Sunday, July 27, 2008

Nostalgia Notes on the Net

Mad Men Sixties Style

Swingtown Seventies Style


1960's
Style Spy has posted on the the influence of the 1960's styles which have been beautifully executed in Mad Men . Clearly the latest Vogue has picked up on the 1960's trend with its spread featuring a perfectly coiffed model in ladylike suits and gloves photographed in and about country club quality Cadillacs.


1970's
Glenn Reynolds has linked to Tim Cavanaugh's article on 1970's Style Envy as seen in TV's Swingtown and film's such as Viva.

Win Free Sex!
The never-ending charm of sexual revolution nostalgia


But the relative daring of both raises a question: In a world where amp-lover and plushy-fetish porn is as near as your web browser, why does the cutting edge of erotic exploration seem to be found in material that's nearly four decades old?
The appeal may be simple style envy. Swingtown luxuriates in the Super Seventies vibe to a degree that is bracing even after many years of Me Decade nostalgia. Some viewers, this one included, have had a hard time getting up to speed with the three couples at the center of the show, who fit too neatly into a continuum from free love to hidebound tradition (i.e., there's one enthusiastic open marriage, a pair of lovably nervous erotic explorers, and one set of cramped, Stepfordesque squares). But who (other than Nielsen viewers, apparently) could say no to the milieu of plaited hair, randy airline pilots, swingers parties, and paneled kitchens? Viva, an even more finely wrought piece of art, aims not for the look of the period but for the look of the period's movies: the high-key, pseudo-Technicolor lighting scheme and spare, colorful set design a handful of us have been missing ever since Dragnet went off the air; nudge-nudge wink-wink dialogue delivered in the flattest possible tones; and the way everybody's always got a cocktail in one hand a cigarette in the other.

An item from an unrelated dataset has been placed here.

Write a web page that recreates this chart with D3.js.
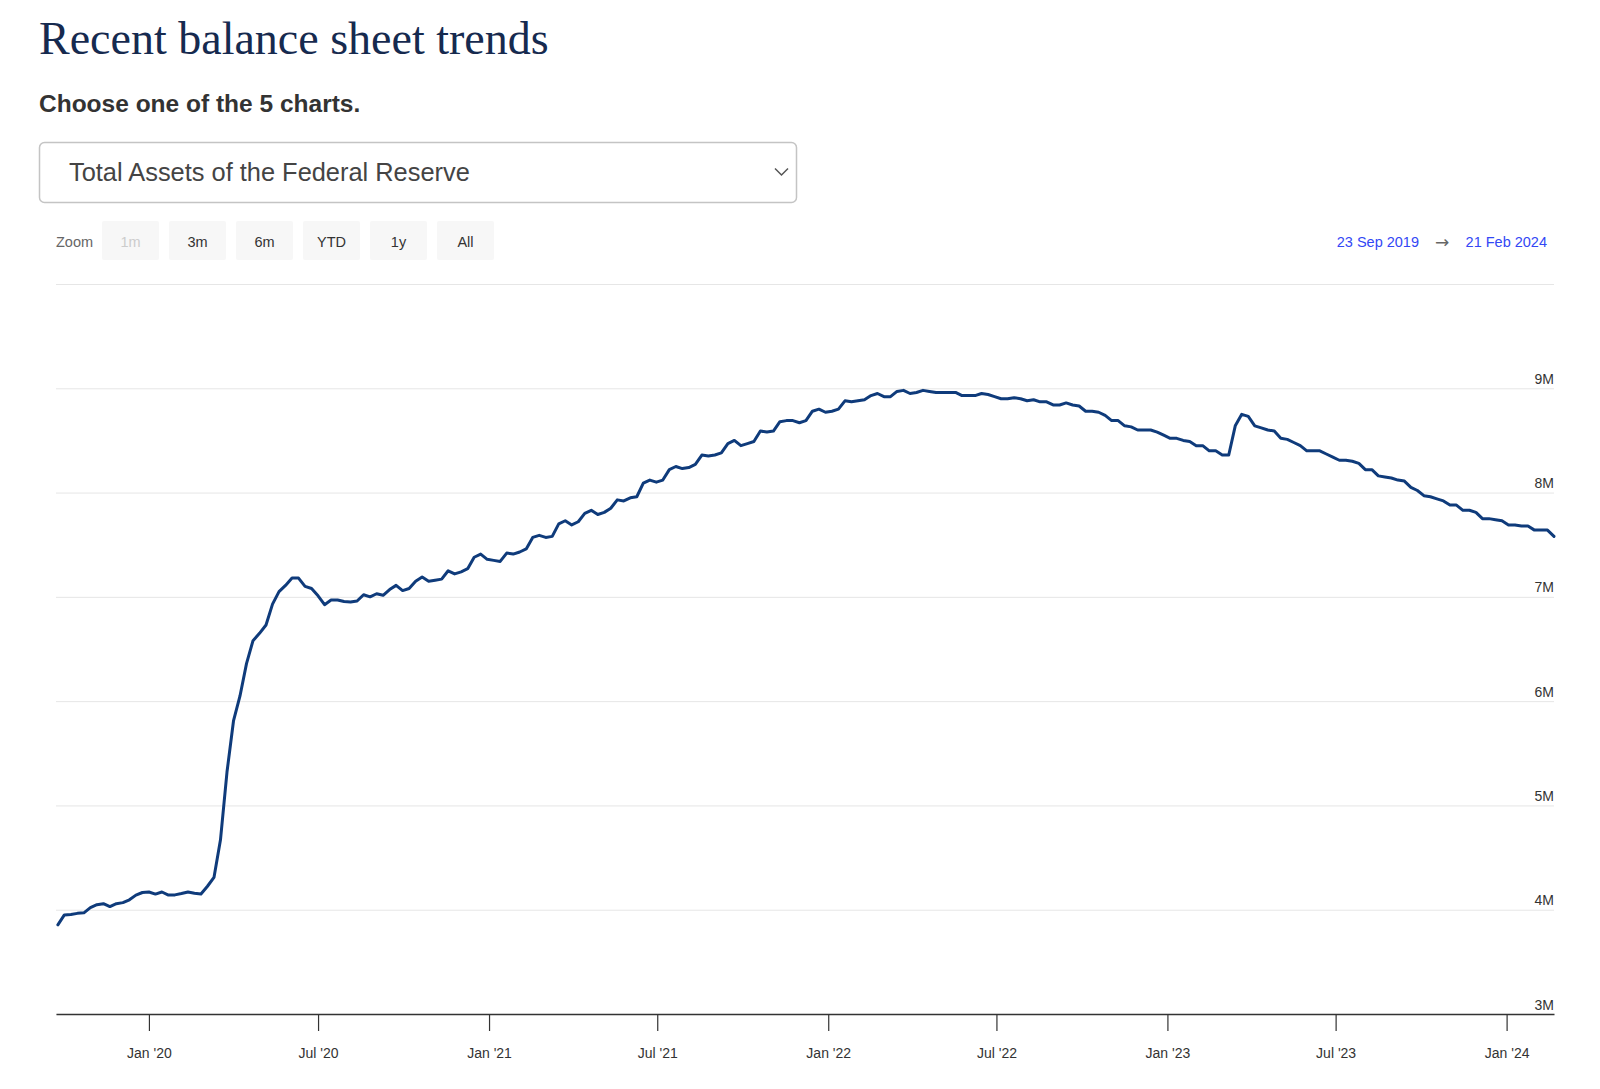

This is why I think the unleashing of the Frigid Woman is the key to this story, the explanation for why the sexual revolution contained both new vistas of freedom and the seeds of its own undoing. For all that loosening up ultimately contained just more male insistence, a sense that the real problem with society was that women just weren't putting out enough! The journey to sexual liberation was sold as a step forward for women, but it was also a clever way to eliminate the option of saying no. And while "frigidity" was a phenomenon that had been discussed for decades, it reached crash velocity just when the promise of balling your way through to the other side seemed believable. It turned out women weren't having a problem achieving orgasm at all: They just couldn't do it with you.
Brilliant


1980's
Samizdata's Quote of the Day from PJ O'Rourke


"Weren't the eighties grand? Cash grew on trees or, anyway, coca bushes. The rich roamed the land in vast herds hunted by proud, free tribes of investment brokers who lived a simple life in tune with money. Every wristwatch was a Rolex. Every car was a Mercedes-Benz. A fellow could romance a gal without shrink-wrapping his privates and negotiating the Treaty of Ghent. Communist dictators were losing their jobs, not presidents of America and General Motors. Women wore Adolfo gowns instead of dumpy federal circuit court judge robes. The Malcolm who mattered was Forbes. Bill Clinton was only a microscopic polyp in the colon of national politics, and Hillary was still in flight school, hadn't even soloed on her broom. What a blast we were having. The suburbs had just discovered Martha Stewart, the cities had just discovered crack. So many parties and none of them Democratic...Back then health care was a tummy tuck, not an inalienable right. If you wanted a better environment, you went to Laura Ashley."



So, isn't it getting to be about time for a little nostalgia for the Go Go 1990's.
Shouldn't we soon see a show based on Sand Hill Road venture capitalists, Silicon Valley tech geeks and the Wall Street analysts who were in their pockets during the days of the search for the New New Thing...all set in the heady happy time before 9-11?